In less than an hour, the Tennessee Titans defense – specifically their pass rush – looked dramatically better than it did last season. At least on paper.
The Titans, according to NFL Network’s Ian Rapoport and Tom Pelissero, have agreed to terms with linebacker Bud Dupree, a player who reportedly drew interest from numerous teams. SI.com ranked him No. 15 on its list of this year’s top 200 NFL free agents.
The former Pittsburgh Steeler standout will earn an average of $16.5 million per season. The length of the contract has not yet been disclosed, but Rapoport said it was a multi-year deal.
This move comes shortly after the Titans signed former Indianapolis Colts defensive tackle Denico Autry.

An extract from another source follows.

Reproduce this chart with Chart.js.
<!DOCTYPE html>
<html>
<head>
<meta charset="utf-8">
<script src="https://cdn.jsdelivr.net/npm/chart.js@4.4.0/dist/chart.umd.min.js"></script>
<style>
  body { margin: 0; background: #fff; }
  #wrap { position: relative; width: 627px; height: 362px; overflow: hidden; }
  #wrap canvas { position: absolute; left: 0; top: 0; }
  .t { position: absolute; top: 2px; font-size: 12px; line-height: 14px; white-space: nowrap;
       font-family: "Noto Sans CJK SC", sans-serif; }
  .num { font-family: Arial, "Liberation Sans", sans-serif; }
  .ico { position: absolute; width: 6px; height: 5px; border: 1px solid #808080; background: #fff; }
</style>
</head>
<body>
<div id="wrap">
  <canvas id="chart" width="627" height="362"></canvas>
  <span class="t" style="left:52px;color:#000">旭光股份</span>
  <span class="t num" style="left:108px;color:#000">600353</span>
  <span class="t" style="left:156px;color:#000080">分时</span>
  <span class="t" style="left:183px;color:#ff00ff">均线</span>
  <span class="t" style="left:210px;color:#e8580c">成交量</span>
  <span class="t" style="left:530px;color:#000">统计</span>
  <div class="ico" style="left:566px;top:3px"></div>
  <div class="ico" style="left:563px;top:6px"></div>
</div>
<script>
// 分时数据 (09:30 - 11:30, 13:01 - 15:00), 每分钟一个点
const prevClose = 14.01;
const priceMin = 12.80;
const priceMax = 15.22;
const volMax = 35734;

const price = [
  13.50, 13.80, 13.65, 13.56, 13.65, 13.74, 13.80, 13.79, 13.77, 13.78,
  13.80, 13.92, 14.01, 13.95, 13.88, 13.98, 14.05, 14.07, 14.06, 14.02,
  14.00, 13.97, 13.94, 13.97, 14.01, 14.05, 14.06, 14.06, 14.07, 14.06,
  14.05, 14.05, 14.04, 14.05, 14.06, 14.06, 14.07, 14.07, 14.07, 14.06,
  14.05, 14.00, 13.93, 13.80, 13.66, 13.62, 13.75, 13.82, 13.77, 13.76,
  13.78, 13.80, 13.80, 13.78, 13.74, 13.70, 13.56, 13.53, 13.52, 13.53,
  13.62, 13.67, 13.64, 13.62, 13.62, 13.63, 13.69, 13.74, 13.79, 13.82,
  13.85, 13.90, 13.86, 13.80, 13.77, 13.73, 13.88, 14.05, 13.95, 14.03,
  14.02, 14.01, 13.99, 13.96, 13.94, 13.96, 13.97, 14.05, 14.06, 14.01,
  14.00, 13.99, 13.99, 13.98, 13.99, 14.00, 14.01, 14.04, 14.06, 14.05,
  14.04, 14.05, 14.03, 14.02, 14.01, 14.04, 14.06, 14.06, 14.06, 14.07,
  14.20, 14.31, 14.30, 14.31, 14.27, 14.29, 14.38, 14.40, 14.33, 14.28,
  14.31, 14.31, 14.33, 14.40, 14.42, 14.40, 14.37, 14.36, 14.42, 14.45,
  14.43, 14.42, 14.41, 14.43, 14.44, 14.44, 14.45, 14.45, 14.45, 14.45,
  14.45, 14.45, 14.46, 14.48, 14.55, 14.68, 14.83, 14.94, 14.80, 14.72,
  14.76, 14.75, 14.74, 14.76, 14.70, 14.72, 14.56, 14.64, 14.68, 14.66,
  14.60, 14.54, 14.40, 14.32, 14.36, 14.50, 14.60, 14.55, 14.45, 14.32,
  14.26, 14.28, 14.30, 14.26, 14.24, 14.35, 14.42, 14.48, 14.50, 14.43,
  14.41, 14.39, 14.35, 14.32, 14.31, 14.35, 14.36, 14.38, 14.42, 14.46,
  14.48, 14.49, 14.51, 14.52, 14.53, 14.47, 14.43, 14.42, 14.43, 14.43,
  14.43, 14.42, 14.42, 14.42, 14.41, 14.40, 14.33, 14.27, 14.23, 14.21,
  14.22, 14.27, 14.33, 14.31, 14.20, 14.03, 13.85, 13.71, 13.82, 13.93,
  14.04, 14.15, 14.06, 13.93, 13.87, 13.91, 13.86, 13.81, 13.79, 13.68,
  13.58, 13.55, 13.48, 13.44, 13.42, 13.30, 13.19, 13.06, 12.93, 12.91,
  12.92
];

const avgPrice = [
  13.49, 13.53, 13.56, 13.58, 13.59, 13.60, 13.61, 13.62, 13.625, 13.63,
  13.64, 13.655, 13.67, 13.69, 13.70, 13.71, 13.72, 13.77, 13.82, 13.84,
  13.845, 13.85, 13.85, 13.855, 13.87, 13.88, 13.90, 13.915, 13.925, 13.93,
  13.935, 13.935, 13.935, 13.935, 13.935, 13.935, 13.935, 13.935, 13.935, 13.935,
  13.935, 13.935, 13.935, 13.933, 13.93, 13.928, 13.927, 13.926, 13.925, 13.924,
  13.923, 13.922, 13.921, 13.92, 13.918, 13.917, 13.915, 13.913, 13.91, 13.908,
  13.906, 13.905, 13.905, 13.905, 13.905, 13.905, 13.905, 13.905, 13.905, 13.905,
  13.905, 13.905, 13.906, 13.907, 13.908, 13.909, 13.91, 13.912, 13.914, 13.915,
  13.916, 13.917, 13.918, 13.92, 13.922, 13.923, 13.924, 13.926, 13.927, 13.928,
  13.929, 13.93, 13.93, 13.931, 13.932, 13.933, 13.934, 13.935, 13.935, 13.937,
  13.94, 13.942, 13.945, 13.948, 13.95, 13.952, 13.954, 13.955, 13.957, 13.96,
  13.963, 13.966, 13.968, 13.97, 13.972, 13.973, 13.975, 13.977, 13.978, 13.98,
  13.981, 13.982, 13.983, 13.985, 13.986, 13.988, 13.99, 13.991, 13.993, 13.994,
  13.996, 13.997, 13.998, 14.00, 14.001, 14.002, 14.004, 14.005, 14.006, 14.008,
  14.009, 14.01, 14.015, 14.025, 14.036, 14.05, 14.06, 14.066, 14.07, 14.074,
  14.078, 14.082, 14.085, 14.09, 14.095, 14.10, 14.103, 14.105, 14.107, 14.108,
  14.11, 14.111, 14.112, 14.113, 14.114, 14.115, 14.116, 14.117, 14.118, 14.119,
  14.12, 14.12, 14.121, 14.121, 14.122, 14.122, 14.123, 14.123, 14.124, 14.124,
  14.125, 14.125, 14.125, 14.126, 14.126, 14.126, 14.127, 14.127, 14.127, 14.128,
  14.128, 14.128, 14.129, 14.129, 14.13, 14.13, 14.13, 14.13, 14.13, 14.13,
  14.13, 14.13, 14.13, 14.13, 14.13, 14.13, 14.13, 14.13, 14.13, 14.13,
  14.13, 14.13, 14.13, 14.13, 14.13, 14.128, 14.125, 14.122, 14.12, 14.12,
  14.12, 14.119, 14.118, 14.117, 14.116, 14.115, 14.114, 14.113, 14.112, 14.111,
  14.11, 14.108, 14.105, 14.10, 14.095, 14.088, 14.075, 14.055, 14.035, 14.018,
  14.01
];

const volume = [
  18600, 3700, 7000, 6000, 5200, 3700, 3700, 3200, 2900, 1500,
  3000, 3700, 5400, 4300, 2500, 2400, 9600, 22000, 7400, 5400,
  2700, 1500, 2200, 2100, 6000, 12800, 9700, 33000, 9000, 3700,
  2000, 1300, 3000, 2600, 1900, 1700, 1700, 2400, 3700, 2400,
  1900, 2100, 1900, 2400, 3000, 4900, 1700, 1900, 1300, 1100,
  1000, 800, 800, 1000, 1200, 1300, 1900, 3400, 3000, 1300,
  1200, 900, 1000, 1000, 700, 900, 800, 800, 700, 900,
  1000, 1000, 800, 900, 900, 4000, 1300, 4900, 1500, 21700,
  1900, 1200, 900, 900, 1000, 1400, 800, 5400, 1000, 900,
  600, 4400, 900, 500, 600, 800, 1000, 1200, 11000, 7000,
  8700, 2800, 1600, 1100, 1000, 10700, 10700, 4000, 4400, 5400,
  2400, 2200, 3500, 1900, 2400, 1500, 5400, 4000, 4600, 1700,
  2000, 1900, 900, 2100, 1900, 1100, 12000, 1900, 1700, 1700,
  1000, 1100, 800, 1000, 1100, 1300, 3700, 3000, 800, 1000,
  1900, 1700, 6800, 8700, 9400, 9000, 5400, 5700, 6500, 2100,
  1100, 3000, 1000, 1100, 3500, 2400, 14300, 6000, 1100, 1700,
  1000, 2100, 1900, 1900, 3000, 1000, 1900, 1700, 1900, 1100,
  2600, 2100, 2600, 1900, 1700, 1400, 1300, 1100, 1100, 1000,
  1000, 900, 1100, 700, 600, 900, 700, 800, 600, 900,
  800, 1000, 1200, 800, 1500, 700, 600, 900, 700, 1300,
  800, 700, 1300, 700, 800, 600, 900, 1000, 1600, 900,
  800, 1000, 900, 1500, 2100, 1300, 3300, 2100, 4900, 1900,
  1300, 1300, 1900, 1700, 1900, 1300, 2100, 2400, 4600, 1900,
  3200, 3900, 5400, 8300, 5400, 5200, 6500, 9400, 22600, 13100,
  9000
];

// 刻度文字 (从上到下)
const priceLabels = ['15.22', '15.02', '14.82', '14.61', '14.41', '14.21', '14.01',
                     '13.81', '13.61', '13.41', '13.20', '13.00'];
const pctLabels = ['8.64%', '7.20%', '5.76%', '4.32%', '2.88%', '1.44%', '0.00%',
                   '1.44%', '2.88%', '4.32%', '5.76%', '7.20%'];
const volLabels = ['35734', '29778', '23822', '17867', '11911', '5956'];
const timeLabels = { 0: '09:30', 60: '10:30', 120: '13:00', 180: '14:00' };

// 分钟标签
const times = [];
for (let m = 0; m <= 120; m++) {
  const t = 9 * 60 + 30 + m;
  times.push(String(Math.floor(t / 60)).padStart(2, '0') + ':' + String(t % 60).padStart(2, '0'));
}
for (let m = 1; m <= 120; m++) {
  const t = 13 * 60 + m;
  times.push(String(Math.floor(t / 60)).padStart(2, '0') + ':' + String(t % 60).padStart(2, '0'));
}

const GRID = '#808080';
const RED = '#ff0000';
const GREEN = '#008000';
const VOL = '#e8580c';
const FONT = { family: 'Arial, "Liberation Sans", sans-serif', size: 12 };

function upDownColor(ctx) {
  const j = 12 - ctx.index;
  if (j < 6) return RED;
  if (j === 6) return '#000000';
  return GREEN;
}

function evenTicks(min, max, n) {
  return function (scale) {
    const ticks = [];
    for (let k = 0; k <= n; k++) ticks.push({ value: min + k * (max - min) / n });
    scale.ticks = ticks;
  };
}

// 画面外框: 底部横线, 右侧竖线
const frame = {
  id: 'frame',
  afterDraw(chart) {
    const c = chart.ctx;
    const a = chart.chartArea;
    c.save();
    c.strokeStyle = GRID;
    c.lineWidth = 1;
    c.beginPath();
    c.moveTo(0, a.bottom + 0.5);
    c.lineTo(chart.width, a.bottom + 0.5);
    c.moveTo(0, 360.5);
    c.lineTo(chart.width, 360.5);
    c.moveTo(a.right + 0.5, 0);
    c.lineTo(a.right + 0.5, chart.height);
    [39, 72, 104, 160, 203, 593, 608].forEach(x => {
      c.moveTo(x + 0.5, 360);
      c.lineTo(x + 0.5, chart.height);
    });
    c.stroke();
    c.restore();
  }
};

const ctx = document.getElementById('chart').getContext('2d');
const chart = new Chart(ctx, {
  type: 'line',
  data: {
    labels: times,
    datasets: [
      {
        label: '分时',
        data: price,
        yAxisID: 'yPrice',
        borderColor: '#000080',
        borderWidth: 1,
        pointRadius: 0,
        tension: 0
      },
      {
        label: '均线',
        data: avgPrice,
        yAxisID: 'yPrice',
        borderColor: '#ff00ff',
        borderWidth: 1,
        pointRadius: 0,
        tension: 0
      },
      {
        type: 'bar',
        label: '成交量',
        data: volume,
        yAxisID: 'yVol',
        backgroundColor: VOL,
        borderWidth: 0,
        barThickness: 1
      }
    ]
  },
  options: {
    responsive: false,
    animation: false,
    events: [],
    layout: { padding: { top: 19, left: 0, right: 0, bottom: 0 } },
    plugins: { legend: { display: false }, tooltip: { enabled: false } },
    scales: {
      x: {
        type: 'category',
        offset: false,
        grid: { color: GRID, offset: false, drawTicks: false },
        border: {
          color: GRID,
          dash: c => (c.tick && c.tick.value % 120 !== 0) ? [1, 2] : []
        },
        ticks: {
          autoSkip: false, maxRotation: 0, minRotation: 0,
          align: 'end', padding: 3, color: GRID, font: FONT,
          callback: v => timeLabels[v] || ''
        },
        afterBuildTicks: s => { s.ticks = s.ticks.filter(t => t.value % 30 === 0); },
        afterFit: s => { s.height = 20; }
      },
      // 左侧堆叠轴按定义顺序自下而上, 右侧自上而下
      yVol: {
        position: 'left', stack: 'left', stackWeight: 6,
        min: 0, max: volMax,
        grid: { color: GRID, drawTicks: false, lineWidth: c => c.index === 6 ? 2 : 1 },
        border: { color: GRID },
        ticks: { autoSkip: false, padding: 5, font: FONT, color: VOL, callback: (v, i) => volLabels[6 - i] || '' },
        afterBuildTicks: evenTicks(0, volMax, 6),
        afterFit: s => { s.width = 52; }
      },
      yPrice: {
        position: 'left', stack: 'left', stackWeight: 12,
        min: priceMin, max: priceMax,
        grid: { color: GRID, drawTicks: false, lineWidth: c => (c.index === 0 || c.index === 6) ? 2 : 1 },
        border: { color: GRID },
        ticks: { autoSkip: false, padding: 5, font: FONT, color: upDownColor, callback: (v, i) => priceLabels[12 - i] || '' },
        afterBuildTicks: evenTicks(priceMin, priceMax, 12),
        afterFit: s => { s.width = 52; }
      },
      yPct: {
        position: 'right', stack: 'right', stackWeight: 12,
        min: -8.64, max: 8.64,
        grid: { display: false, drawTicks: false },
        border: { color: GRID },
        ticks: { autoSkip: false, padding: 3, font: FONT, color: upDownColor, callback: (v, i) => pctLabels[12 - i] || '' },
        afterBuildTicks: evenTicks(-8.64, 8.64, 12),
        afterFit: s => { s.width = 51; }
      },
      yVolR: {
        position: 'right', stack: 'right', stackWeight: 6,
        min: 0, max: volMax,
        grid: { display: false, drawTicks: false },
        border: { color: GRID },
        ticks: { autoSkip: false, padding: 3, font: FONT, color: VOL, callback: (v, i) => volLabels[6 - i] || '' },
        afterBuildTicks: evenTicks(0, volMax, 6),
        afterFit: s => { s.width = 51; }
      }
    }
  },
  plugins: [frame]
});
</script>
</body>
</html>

A first-round selection in the 2015 NFL Draft, Dupree spent his first six NFL seasons with the Pittsburgh Steelers. The athletic linebacker, who predominantly plays outside, was putting together one of his most productive seasons in 2020 before he tore his ACL in Week 12. At the time of his injury, the 28-year-old had eight sacks, eight tackles for a loss of yards and 31 tackles at the time of his injury.

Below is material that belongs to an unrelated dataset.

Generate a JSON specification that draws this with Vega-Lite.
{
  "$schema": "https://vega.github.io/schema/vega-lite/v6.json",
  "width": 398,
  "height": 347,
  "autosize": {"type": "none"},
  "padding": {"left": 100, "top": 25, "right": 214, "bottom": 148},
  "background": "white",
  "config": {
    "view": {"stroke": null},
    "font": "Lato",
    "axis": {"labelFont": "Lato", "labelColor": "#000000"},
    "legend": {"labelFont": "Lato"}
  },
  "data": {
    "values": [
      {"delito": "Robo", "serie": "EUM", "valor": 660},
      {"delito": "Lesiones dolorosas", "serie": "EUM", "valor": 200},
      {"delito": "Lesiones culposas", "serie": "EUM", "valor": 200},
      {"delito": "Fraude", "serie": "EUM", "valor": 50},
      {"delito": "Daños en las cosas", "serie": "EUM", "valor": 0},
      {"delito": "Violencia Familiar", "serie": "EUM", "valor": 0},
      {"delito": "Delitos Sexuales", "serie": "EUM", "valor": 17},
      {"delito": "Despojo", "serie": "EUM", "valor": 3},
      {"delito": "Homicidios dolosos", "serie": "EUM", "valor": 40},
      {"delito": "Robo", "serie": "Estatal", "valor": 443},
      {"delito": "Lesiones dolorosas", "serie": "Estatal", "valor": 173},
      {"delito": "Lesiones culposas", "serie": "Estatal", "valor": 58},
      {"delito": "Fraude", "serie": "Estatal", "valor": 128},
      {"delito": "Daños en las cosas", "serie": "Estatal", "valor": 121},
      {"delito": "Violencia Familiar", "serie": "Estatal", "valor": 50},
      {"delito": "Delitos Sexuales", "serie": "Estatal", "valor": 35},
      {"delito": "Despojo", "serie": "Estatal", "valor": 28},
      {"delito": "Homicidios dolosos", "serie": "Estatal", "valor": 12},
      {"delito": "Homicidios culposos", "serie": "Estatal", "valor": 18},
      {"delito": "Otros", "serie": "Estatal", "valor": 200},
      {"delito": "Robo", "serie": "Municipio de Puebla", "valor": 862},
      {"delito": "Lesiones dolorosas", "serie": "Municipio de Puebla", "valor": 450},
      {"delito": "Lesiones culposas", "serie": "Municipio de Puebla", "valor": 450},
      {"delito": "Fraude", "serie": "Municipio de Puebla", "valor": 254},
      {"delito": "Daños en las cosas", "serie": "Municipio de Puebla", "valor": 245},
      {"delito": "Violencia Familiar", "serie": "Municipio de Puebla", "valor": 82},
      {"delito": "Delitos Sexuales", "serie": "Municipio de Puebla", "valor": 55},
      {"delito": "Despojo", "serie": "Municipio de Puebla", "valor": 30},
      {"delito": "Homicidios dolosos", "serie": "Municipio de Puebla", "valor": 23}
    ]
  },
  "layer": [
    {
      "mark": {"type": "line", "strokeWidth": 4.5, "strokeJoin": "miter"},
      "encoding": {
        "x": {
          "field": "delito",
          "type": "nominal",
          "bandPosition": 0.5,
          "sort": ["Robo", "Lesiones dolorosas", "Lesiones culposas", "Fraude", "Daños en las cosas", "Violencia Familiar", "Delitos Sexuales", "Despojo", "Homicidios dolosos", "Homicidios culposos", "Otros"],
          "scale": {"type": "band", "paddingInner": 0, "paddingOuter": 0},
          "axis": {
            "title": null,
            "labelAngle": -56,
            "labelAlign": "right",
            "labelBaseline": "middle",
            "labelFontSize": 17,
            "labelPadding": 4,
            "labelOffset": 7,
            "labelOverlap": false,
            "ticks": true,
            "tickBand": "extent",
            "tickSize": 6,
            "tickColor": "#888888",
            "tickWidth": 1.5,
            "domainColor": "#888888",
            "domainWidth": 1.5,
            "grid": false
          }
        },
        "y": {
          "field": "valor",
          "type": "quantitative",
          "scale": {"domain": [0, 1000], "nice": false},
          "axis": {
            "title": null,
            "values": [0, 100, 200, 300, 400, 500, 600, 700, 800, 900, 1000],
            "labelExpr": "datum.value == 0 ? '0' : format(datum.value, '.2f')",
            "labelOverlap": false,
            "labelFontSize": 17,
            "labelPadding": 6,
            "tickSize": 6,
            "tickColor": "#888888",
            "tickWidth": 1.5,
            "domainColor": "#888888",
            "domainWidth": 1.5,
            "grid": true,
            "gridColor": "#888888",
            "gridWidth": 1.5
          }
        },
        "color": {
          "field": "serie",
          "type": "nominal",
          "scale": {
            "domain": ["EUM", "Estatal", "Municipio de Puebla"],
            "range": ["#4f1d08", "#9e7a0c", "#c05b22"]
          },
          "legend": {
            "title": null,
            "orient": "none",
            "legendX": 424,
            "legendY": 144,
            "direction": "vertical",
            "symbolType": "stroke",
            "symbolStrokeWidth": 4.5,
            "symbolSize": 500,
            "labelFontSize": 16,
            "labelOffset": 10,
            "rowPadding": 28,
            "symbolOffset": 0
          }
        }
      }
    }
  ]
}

His best season to date was 2019. Dupree set career-highs in sacks (11 1/2), tackles (68) and tackles for a loss (16). He also recovered two fumbles and defended three passes while playing and starting all 16 games.
For his career, Dupree has started 66 of a possible 81 games. He has 39 1/2 sacks, including at least for in each of his six seasons, 231 tackles and 54 tackles for a loss.
Dupree is a pure pass rusher who will be a much-needed boost to a Titans pass rush that had the third-fewest sacks in the league (19) this past season. The only thing in question will be his recovery process from the ACL injury and how far along he will be by the time workouts begin later this spring.
So far in free agency, it’s become clear how urgent the Titans are to improve on the defensive side of the football, especially in the pass rush, which was their most glaring weakness in 2020. Their first two moves certainly validate that much.